##### Supplied material #####

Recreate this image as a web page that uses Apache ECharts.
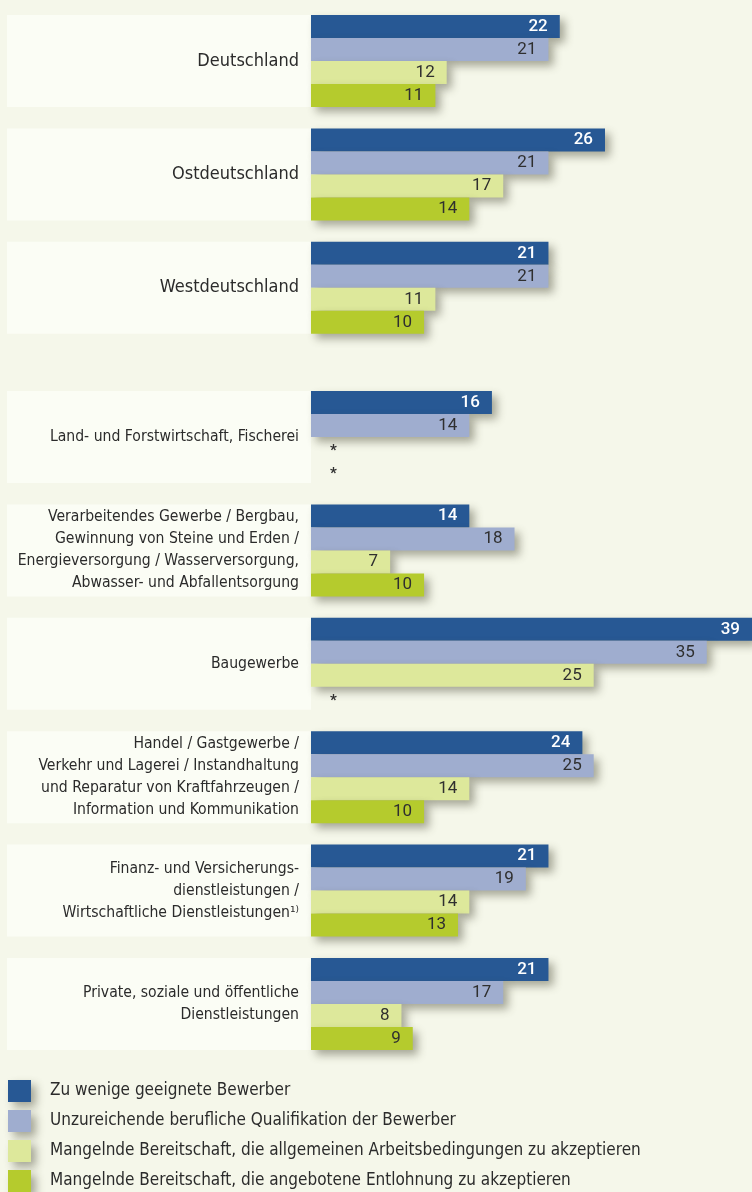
<!DOCTYPE html>
<html>
<head>
<meta charset="utf-8">
<script src="https://cdn.jsdelivr.net/npm/echarts@6/dist/echarts.min.js"></script>
<style>
  html, body { margin: 0; padding: 0; background: #f5f7ea; }
  #chart { width: 752px; height: 1192px; }
</style>
</head>
<body>
<div id="chart"></div>
<script>
// ---- Data ----
const regionCategories = ['Deutschland', 'Ostdeutschland', 'Westdeutschland'];
const sectorCategories = [
  'Land- und Forstwirtschaft, Fischerei',
  'Verarbeitendes Gewerbe / Bergbau,\nGewinnung von Steine und Erden /\nEnergieversorgung / Wasserversorgung,\nAbwasser- und Abfallentsorgung',
  'Baugewerbe',
  'Handel / Gastgewerbe /\nVerkehr und Lagerei / Instandhaltung\nund Reparatur von Kraftfahrzeugen /\nInformation und Kommunikation',
  'Finanz- und Versicherungs-\ndienstleistungen /\nWirtschaftliche Dienstleistungen\u00b9\u207e',
  'Private, soziale und öffentliche\nDienstleistungen'
];
const seriesNames = [
  'Zu wenige geeignete Bewerber',
  'Unzureichende berufliche Qualifikation der Bewerber',
  'Mangelnde Bereitschaft, die allgemeinen Arbeitsbedingungen zu akzeptieren',
  'Mangelnde Bereitschaft, die angebotene Entlohnung zu akzeptieren'
];
const regionBewerber       = [22, 26, 21];
const regionQualifikation  = [21, 21, 21];
const regionArbeitsbed     = [12, 17, 11];
const regionEntlohnung     = [11, 14, 10];
const sectorBewerber       = [16, 14, 39, 24, 21, 21];
const sectorQualifikation  = [14, 18, 35, 25, 19, 17];
const sectorArbeitsbed     = [null, 7, 25, 14, 14, 8];
const sectorEntlohnung     = [null, 10, null, 10, 13, 9];
const missingMark = '*';

// ---- Styles ----
const colors = ['#275894', '#9fadcf', '#dde89b', '#b5cb2d'];
const labelColors = ['#ffffff', '#2f2f2f', '#2f2f2f', '#2f2f2f'];
const catFont = "'DejaVu Sans Condensed', sans-serif";
const numFont = "Roboto, 'Noto Sans', sans-serif";
const shadow = {
  shadowColor: 'rgba(70, 70, 50, 0.45)',
  shadowBlur: 8,
  shadowOffsetX: 5,
  shadowOffsetY: 5
};

const chart = echarts.init(document.getElementById('chart'), null, { renderer: 'canvas' });

function makeData(arr) {
  return arr.map(v => v == null
    ? { value: 0,
        itemStyle: { shadowBlur: 0, shadowColor: 'transparent' },
        label: { show: true, position: 'right', distance: 19, formatter: missingMark,
                 color: '#2f2f2f', fontSize: 15, fontWeight: 'bold', offset: [0, 3] } }
    : v);
}

function makeSeries(grid, seriesArrays) {
  return seriesArrays.map((arr, i) => ({
    name: seriesNames[i],
    type: 'bar',
    xAxisIndex: grid,
    yAxisIndex: grid,
    barWidth: 23,
    barGap: '0%',
    data: makeData(arr),
    itemStyle: Object.assign({ color: colors[i] }, shadow),
    label: {
      show: true,
      position: 'insideRight',
      distance: 12,
      color: labelColors[i],
      fontFamily: numFont,
      fontSize: 17,
      fontWeight: i === 0 ? 500 : 400
    },
    emphasis: { disabled: true },
    silent: true,
    animation: false
  }));
}

function yAxisFor(grid, cats, fontSize) {
  return {
    type: 'category',
    gridIndex: grid,
    inverse: true,
    data: cats,
    axisLine: { show: false },
    axisTick: { show: false },
    splitLine: { show: false },
    axisLabel: {
      interval: 0,
      margin: 0,
      align: 'right',
      verticalAlign: 'middle',
      width: 292,
      height: 92,
      padding: [0, 12, 0, 0],
      backgroundColor: '#fbfdf5',
      color: '#2b2b2b',
      fontFamily: catFont,
      fontSize: fontSize,
      lineHeight: 22,
      overflow: 'none'
    }
  };
}

function xAxisFor(grid) {
  return { type: 'value', gridIndex: grid, min: 0, max: 39, show: false };
}

const option = {
  backgroundColor: '#f5f7ea',
  animation: false,
  grid: [
    { left: 311, width: 441, top: 4.3, height: 340.2, containLabel: false },
    { left: 311, width: 441, top: 380.3, height: 680.4, containLabel: false }
  ],
  xAxis: [xAxisFor(0), xAxisFor(1)],
  yAxis: [yAxisFor(0, regionCategories, 18), yAxisFor(1, sectorCategories, 15.6)],
  legend: {
    orient: 'vertical',
    left: 8,
    top: 1080,
    height: 200,
    itemWidth: 23,
    itemHeight: 22,
    itemGap: 8,
    padding: 0,
    icon: 'rect',
    selectedMode: false,
    data: seriesNames,
    itemStyle: shadow,
    textStyle: {
      fontFamily: catFont,
      fontSize: 17,
      color: '#2b2b2b',
      padding: [0, 0, 0, 14]
    }
  },
  series: [
    ...makeSeries(0, [regionBewerber, regionQualifikation, regionArbeitsbed, regionEntlohnung]),
    ...makeSeries(1, [sectorBewerber, sectorQualifikation, sectorArbeitsbed, sectorEntlohnung])
  ]
};
chart.setOption(option);
</script>
</body>
</html>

#####

■ Exercise description: Without the pictures, print the whole listing exactly as given.

■ Result:
Recreate this image as a web page that uses Apache ECharts.
<!DOCTYPE html>
<html>
<head>
<meta charset="utf-8">
<script src="https://cdn.jsdelivr.net/npm/echarts@6/dist/echarts.min.js"></script>
<style>
  html, body { margin: 0; padding: 0; background: #f5f7ea; }
  #chart { width: 752px; height: 1192px; }
</style>
</head>
<body>
<div id="chart"></div>
<script>
// ---- Data ----
const regionCategories = ['Deutschland', 'Ostdeutschland', 'Westdeutschland'];
const sectorCategories = [
  'Land- und Forstwirtschaft, Fischerei',
  'Verarbeitendes Gewerbe / Bergbau,\nGewinnung von Steine und Erden /\nEnergieversorgung / Wasserversorgung,\nAbwasser- und Abfallentsorgung',
  'Baugewerbe',
  'Handel / Gastgewerbe /\nVerkehr und Lagerei / Instandhaltung\nund Reparatur von Kraftfahrzeugen /\nInformation und Kommunikation',
  'Finanz- und Versicherungs-\ndienstleistungen /\nWirtschaftliche Dienstleistungen\u00b9\u207e',
  'Private, soziale und öffentliche\nDienstleistungen'
];
const seriesNames = [
  'Zu wenige geeignete Bewerber',
  'Unzureichende berufliche Qualifikation der Bewerber',
  'Mangelnde Bereitschaft, die allgemeinen Arbeitsbedingungen zu akzeptieren',
  'Mangelnde Bereitschaft, die angebotene Entlohnung zu akzeptieren'
];
const regionBewerber       = [22, 26, 21];
const regionQualifikation  = [21, 21, 21];
const regionArbeitsbed     = [12, 17, 11];
const regionEntlohnung     = [11, 14, 10];
const sectorBewerber       = [16, 14, 39, 24, 21, 21];
const sectorQualifikation  = [14, 18, 35, 25, 19, 17];
const sectorArbeitsbed     = [null, 7, 25, 14, 14, 8];
const sectorEntlohnung     = [null, 10, null, 10, 13, 9];
const missingMark = '*';

// ---- Styles ----
const colors = ['#275894', '#9fadcf', '#dde89b', '#b5cb2d'];
const labelColors = ['#ffffff', '#2f2f2f', '#2f2f2f', '#2f2f2f'];
const catFont = "'DejaVu Sans Condensed', sans-serif";
const numFont = "Roboto, 'Noto Sans', sans-serif";
const shadow = {
  shadowColor: 'rgba(70, 70, 50, 0.45)',
  shadowBlur: 8,
  shadowOffsetX: 5,
  shadowOffsetY: 5
};

const chart = echarts.init(document.getElementById('chart'), null, { renderer: 'canvas' });

function makeData(arr) {
  return arr.map(v => v == null
    ? { value: 0,
        itemStyle: { shadowBlur: 0, shadowColor: 'transparent' },
        label: { show: true, position: 'right', distance: 19, formatter: missingMark,
                 color: '#2f2f2f', fontSize: 15, fontWeight: 'bold', offset: [0, 3] } }
    : v);
}

function makeSeries(grid, seriesArrays) {
  return seriesArrays.map((arr, i) => ({
    name: seriesNames[i],
    type: 'bar',
    xAxisIndex: grid,
    yAxisIndex: grid,
    barWidth: 23,
    barGap: '0%',
    data: makeData(arr),
    itemStyle: Object.assign({ color: colors[i] }, shadow),
    label: {
      show: true,
      position: 'insideRight',
      distance: 12,
      color: labelColors[i],
      fontFamily: numFont,
      fontSize: 17,
      fontWeight: i === 0 ? 500 : 400
    },
    emphasis: { disabled: true },
    silent: true,
    animation: false
  }));
}

function yAxisFor(grid, cats, fontSize) {
  return {
    type: 'category',
    gridIndex: grid,
    inverse: true,
    data: cats,
    axisLine: { show: false },
    axisTick: { show: false },
    splitLine: { show: false },
    axisLabel: {
      interval: 0,
      margin: 0,
      align: 'right',
      verticalAlign: 'middle',
      width: 292,
      height: 92,
      padding: [0, 12, 0, 0],
      backgroundColor: '#fbfdf5',
      color: '#2b2b2b',
      fontFamily: catFont,
      fontSize: fontSize,
      lineHeight: 22,
      overflow: 'none'
    }
  };
}

function xAxisFor(grid) {
  return { type: 'value', gridIndex: grid, min: 0, max: 39, show: false };
}

const option = {
  backgroundColor: '#f5f7ea',
  animation: false,
  grid: [
    { left: 311, width: 441, top: 4.3, height: 340.2, containLabel: false },
    { left: 311, width: 441, top: 380.3, height: 680.4, containLabel: false }
  ],
  xAxis: [xAxisFor(0), xAxisFor(1)],
  yAxis: [yAxisFor(0, regionCategories, 18), yAxisFor(1, sectorCategories, 15.6)],
  legend: {
    orient: 'vertical',
    left: 8,
    top: 1080,
    height: 200,
    itemWidth: 23,
    itemHeight: 22,
    itemGap: 8,
    padding: 0,
    icon: 'rect',
    selectedMode: false,
    data: seriesNames,
    itemStyle: shadow,
    textStyle: {
      fontFamily: catFont,
      fontSize: 17,
      color: '#2b2b2b',
      padding: [0, 0, 0, 14]
    }
  },
  series: [
    ...makeSeries(0, [regionBewerber, regionQualifikation, regionArbeitsbed, regionEntlohnung]),
    ...makeSeries(1, [sectorBewerber, sectorQualifikation, sectorArbeitsbed, sectorEntlohnung])
  ]
};
chart.setOption(option);
</script>
</body>
</html>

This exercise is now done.